Gioacchino era un uomo radicato e felice come pochi ne abbiamo conosciuti. Per questo non ci è sembrato abusivo tratteggiare qui alcuni lineamenti del suo essere.

La sua frase di congedo dice qualcosa sul radicamento anche agli sconosciuti, qualcosa da apprendere visto che, generalmente, ci manca.
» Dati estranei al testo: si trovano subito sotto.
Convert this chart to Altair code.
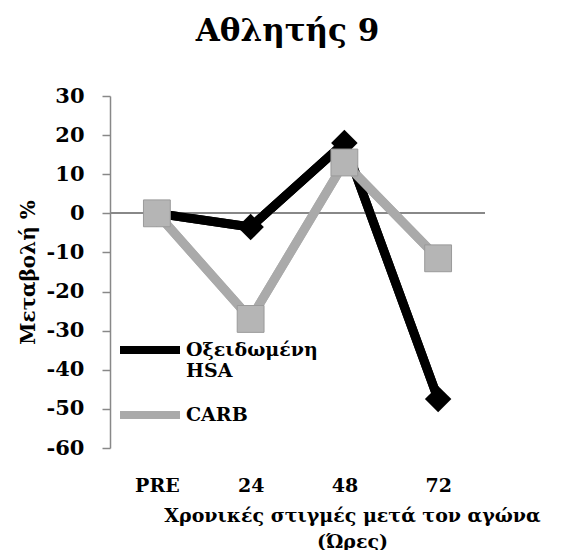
import altair as alt
import pandas as pd

times = ["PRE", "24", "48", "72"]
hsa = [0, -3.5, 18, -47.5]
carb = [0, -27, 13, -11.5]
series_names = ["Οξειδωμένη HSA", "CARB"]
y_ticks = [-60, -50, -40, -30, -20, -10, 0, 10, 20, 30]

rows = []
for t, v in zip(times, hsa):
    rows.append({"t": t, "v": v, "s": series_names[0], "o": 0})
for t, v in zip(times, carb):
    rows.append({"t": t, "v": v, "s": series_names[1], "o": 1})
df = pd.DataFrame(rows)

FONT = "DejaVu Serif"
W, H = 375, 352

x = alt.X("t:N", sort=times, scale=alt.Scale(paddingOuter=0.0, paddingInner=0),
          axis=alt.Axis(title=["Χρονικές στιγμές μετά τον αγώνα", "(Ώρες)"],
                        labelAngle=0, domain=False, ticks=False, labelPadding=28,
                        labelFont=FONT, labelFontSize=19, labelFontWeight="bold", labelColor="black",
                        titleFont=FONT, titleFontSize=19, titleFontWeight="bold", titleColor="black",
                        titleX=242, titleY=58, titleAnchor="middle", titleAlign="center", titleLineHeight=26))
yscale = alt.Scale(domain=[-60, 30], nice=False, zero=False)
yaxis = alt.Axis(title="Μεταβολή %", values=y_ticks, tickCount=10, grid=False, labelOverlap=False,
                 labelExpr="toString(datum.value)",
                 domainColor="#888888", tickColor="#888888", tickSize=8, domainWidth=1.5, tickWidth=1.5,
                 labelFont=FONT, labelFontSize=21, labelFontWeight="bold", labelColor="black",
                 labelPadding=18, titleFont=FONT, titleFontSize=20, titleFontWeight="bold",
                 titleColor="black", titlePadding=8)
y = alt.Y("v:Q", scale=yscale, axis=yaxis)

color = alt.Color("s:N", sort=series_names,
                  scale=alt.Scale(domain=series_names, range=["#000000", "#aaaaaa"]),
                  legend=alt.Legend(title=None, orient="none", legendX=6, legendY=220,
                                    symbolType="stroke", symbolStrokeWidth=8, symbolSize=3600,
                                    labelFont=FONT, labelFontSize=19, labelFontWeight="bold",
                                    labelColor="black", labelOffset=2, rowPadding=0,
                                    labelExpr="datum.label == 'Οξειδωμένη HSA' ? ['Οξειδωμένη', 'HSA'] : datum.label"))

base = alt.Chart(df).encode(x=x, y=y)

lines = base.mark_line(strokeWidth=9, strokeCap="round", strokeJoin="round").encode(
    color=color, detail="s:N", order="o:Q")

zero = alt.Chart(df).mark_rule(color="#888888", strokeWidth=1.5).encode(
    y=alt.YDatum(0, scale=yscale, axis=yaxis), x=alt.value(0), x2=alt.value(W))

hsa_base = base.transform_filter(alt.datum.s == series_names[0])
carb_base = base.transform_filter(alt.datum.s == series_names[1])

hsa_line = hsa_base.mark_line(strokeWidth=9, strokeJoin="round", color="#000000")
hsa_pts = hsa_base.mark_point(shape="diamond", size=700, filled=True, color="#000000", opacity=1)
carb_line = carb_base.mark_line(strokeWidth=9, strokeJoin="round", color="#aaaaaa")
carb_pts = carb_base.mark_point(shape="square", size=720, filled=True, color="#b5b5b5",
                                stroke="#9a9a9a", strokeWidth=1, opacity=1)

chart = alt.layer(lines, zero, hsa_line, hsa_pts, carb_line, carb_pts).properties(
    width=W, height=H,
    title=alt.Title("Αθλητής 9", font=FONT, fontSize=31, fontWeight="bold", color="black",
                    anchor="middle", dx=-10, offset=37),
    autosize=alt.AutoSizeParams(type="none"),
    padding={"left": 102, "top": 88, "right": 79, "bottom": 102},
).configure(background="white", view=alt.ViewConfig(strokeWidth=0, stroke="transparent"))

chart.save("out.html", embed_options={"renderer": "svg", "actions": False})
L’essere radicati è, tra le altre cose, un’esperienza del corpo, un appartenersi integrale che l’intelligenza del nostro amico riporta non a caso con l’immagine dell’albero spoglio; questo dialogo organico è così forte che non si interrompe neanche con lo spegnersi dell’armonia entropica che ci tiene in vita: esso cambia semmai di segno, dando agnizione della morte imminente.

Ci sembra che, tra le tante cose che il Sistema mette in conto di distruggere per perpetuarsi, ci sia anche questa esperienza, questo appartenersi integralmente che, finché dura, potrebbe mandare in pensione Descartes, il mondo scisso da lui architettato e tutti i suoi eredi contemporanei, i molti e variegati “gestori della vita”.

Sentirsi un albero spoglio, sentire l’inverno della vita, e non abbattersi: questa postura di dignità di fronte all’avvicinarsi della morte ci sembra inoltre una vera e propria diserzione del paradigma della sopravvivenza tele-aumentata-senza-fine promossa dall’utopia transumanista.